The state of New York has filed suit against JP Morgan Chase for fraud related to the sale of mortgage backed securities. Eric Schneiderman, the state’s attorney general, seeks an unspecified amount of damages related to billions of dollars in investor losses. The state maintains that JP Morgan’s Bear Stearns division should have known that the stuff it was selling was crap.
Bank of America agreed recently to pay $2.43 billion to settle claims it misled investors about the acquisition of Merrill Lynch & Co., in the largest shareholder class-action settlement tied to the meltdown. BofA didn’t admit wrongdoing.
And homeowners foreclosed on illegally are also filing lawsuits. Many were told that in order to have their mortgages modified they would have to adhere to certain conditions including continuing to make mortgage payments albeit at a reduced rate. After complying with all conditions, many had their homes foreclosed on anyway. The banks had a two track strategy: one department pursued modification while another concurrently pursued foreclosure.

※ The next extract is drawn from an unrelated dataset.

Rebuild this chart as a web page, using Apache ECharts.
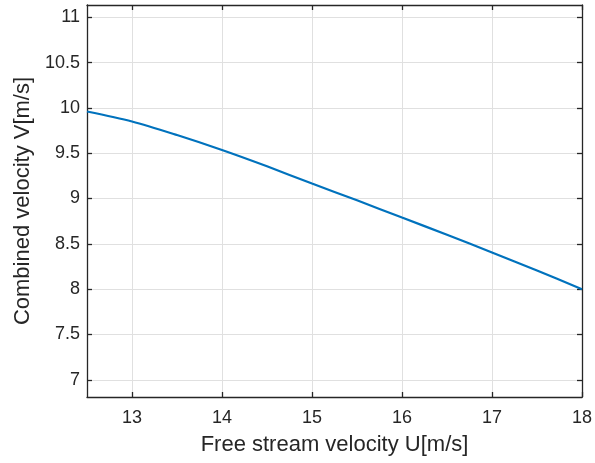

The foreclosure guys usually won out because it was more profitable to foreclose than to modify.
States are filing lawsuits against banks because of MERS, the Mortgage Electronic Registration System, claiming that they have been defrauded out of registration fees and that mortgages transferred through MERS are illegal. Louisiana’s lawsuit is being brought under RICO, alleging wire and mail fraud and a scheme to defraud the parishes of their recording fees.
And the beat goes on. Little piddly civil lawsuits with no criminal prosecution instead of one gigantic criminal lawsuit by the US Justice Department. That means no bankers in orange jumpsuits pulling KP duty any time soon. They are free to continue their fraud and corruption because to discontinue it would bring down the whole international banking system.